Nuns march through Seoul against human trafficking

Religious women launch campaign to put an end to eight forms of modern slavery
Nuns march through Seoul against human trafficking

Some 50 nuns march through downtown Seoul informing people about human trafficking. (Photo by The Catholic Times of Korea)

South Korea
September 22, 2017
Religious women in Korea are campaigning against human trafficking and marched through central Seoul to raise awareness about the issue among the public.

The Talitha Kum Committee — part of the Association of Major Superiors of Religious Women — launched their campaign 'Let's make a world without human trafficking together' on Sept. 15.

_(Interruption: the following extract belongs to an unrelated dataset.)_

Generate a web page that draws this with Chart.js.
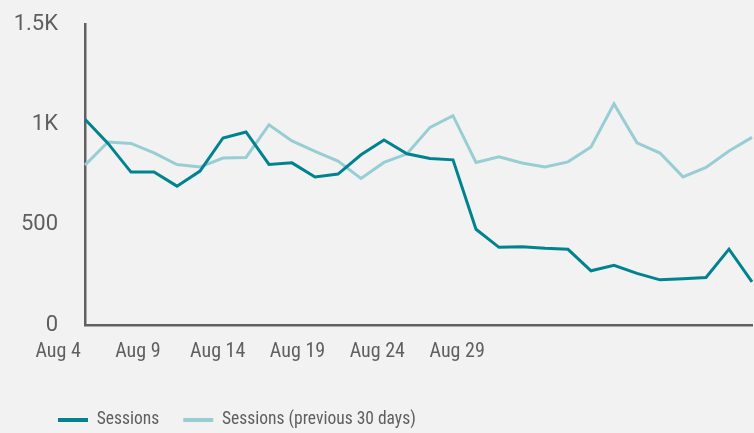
<!DOCTYPE html>
<html>
<head>
<meta charset="utf-8">
<script src="https://cdn.jsdelivr.net/npm/chart.js@4/dist/chart.umd.min.js"></script>
<style>
  html, body { margin: 0; padding: 0; background: #f2f2f2; }
  #wrap { width: 754px; height: 433px; }
</style>
</head>
<body>
<div id="wrap"><canvas id="myChart"></canvas></div>
<script>
const days = ["Aug 4", "Aug 5", "Aug 6", "Aug 7", "Aug 8", "Aug 9", "Aug 10", "Aug 11", "Aug 12", "Aug 13",
  "Aug 14", "Aug 15", "Aug 16", "Aug 17", "Aug 18", "Aug 19", "Aug 20", "Aug 21", "Aug 22", "Aug 23",
  "Aug 24", "Aug 25", "Aug 26", "Aug 27", "Aug 28", "Aug 29", "Aug 30", "Aug 31", "Sep 1", "Sep 2"];
const sessions = [1025, 905, 762, 762, 692, 767, 932, 962, 800, 808,
  738, 752, 848, 922, 853, 830, 823, 477, 387, 390,
  382, 377, 270, 297, 257, 225, 230, 237, 378, 215];
const sessionsPrev = [797, 912, 905, 858, 800, 787, 832, 835, 998, 917,
  865, 817, 730, 810, 853, 985, 1043, 810, 838, 807,
  787, 813, 887, 1102, 908, 857, 738, 785, 867, 935];
const tickLabels = ["Aug 4", "Aug 9", "Aug 14", "Aug 19", "Aug 24", "Aug 29"];
const yTicks = [0, 500, 1000, 1500];

const textColor = "#5f5f5f";
const axisColor = "#616161";
const narrow = '"Roboto Condensed", "Liberation Sans Narrow", Roboto, sans-serif';

// the x labels sit on their own spacing, not on the data points
const tickStart = -1.17;
const tickGap = 3.47;
const legendInset = 34;

const data = {
  labels: days,
  datasets: [
    {
      label: "Sessions",
      data: sessions,
      borderColor: "#00838f",
      borderWidth: 3,
      pointRadius: 0,
      tension: 0,
      fill: false,
    },
    {
      label: "Sessions (previous 30 days)",
      data: sessionsPrev,
      borderColor: "#98ced3",
      borderWidth: 3,
      pointRadius: 0,
      tension: 0,
      fill: false,
    },
  ],
};

const options = {
  responsive: true,
  maintainAspectRatio: false,
  animation: false,
  layout: {
    padding: { top: 24, left: 0, right: 2, bottom: 0 }
  },
  plugins: {
    tooltip: { enabled: false },
    legend: {
      position: "bottom",
      align: "start",
      maxHeight: 45.75,
      labels: {
        color: textColor,
        boxWidth: 30,
        boxHeight: 4,
        padding: 24,
        font: { family: narrow, size: 17.5 },
        generateLabels: (chart) =>
          Chart.defaults.plugins.legend.labels.generateLabels(chart).map(l => ({
            ...l, lineWidth: 0, fillStyle: l.strokeStyle
          })),
      },
    },
  },
  scales: {
    x: {
      type: "category",
      grid: { display: false, drawTicks: false },
      border: { display: true, color: axisColor, width: 2.5 },
      afterBuildTicks: (scale) => {
        scale.ticks = tickLabels.map((t, i) => ({ value: tickStart + i * tickGap }));
      },
      afterFit: (scale) => { scale.height = 62.25; },
      ticks: {
        autoSkip: false,
        maxRotation: 0,
        padding: 15,
        color: textColor,
        font: { family: narrow, size: 20 },
        callback: (value, index) => tickLabels[index],
      },
    },
    y: {
      min: 0,
      max: 1500,
      grid: { display: false, drawTicks: false },
      border: { display: true, color: axisColor, width: 2.5 },
      afterBuildTicks: (scale) => {
        scale.ticks = yTicks.map(v => ({ value: v }));
      },
      afterFit: (scale) => {
        scale.width = 85;
        scale.paddingTop = 0;
      },
      ticks: {
        padding: 27,
        color: textColor,
        font: { family: "Roboto", size: 22 },
        callback: (value) => value >= 1000 ? (value / 1000) + "K" : value,
      },
    },
  },
};

const legendShift = {
  id: "legendShift",
  afterLayout(chart) {
    chart.legend.left += legendInset;
  },
};

const chart = new Chart("myChart", {
  type: "line",
  data: data,
  options: options,
  plugins: [legendShift],
});
</script>
</body>
</html>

As part of that, some 50 nuns of the committee marched through downtown Seoul distributing leaflets showing the seriousness human trafficking situation in Korea. They also held pickets with messages such as 'No human trafficking,' 'People cannot be sold' and 'Human trafficking is modern slavery.'

The committee is focusing on eight forms of human trafficking including migrants being used as forced labor, forced international marriage, foreign prostitutes working in clubs or massage parlors, illegal organ extraction and the trafficking of North Korean women in China.

The committee says it will campaign on a regular basis and will keep praying for human trafficking victims.

Talitha Kum is an international network of Religious women fighting against human trafficking. The International Union of Superiors-General formed the network in September 2009. Currently, some 600 Religious and lay people in 70 countries have joined the network. In South Korea, the Talitha Kum Committee was formed in November 2013.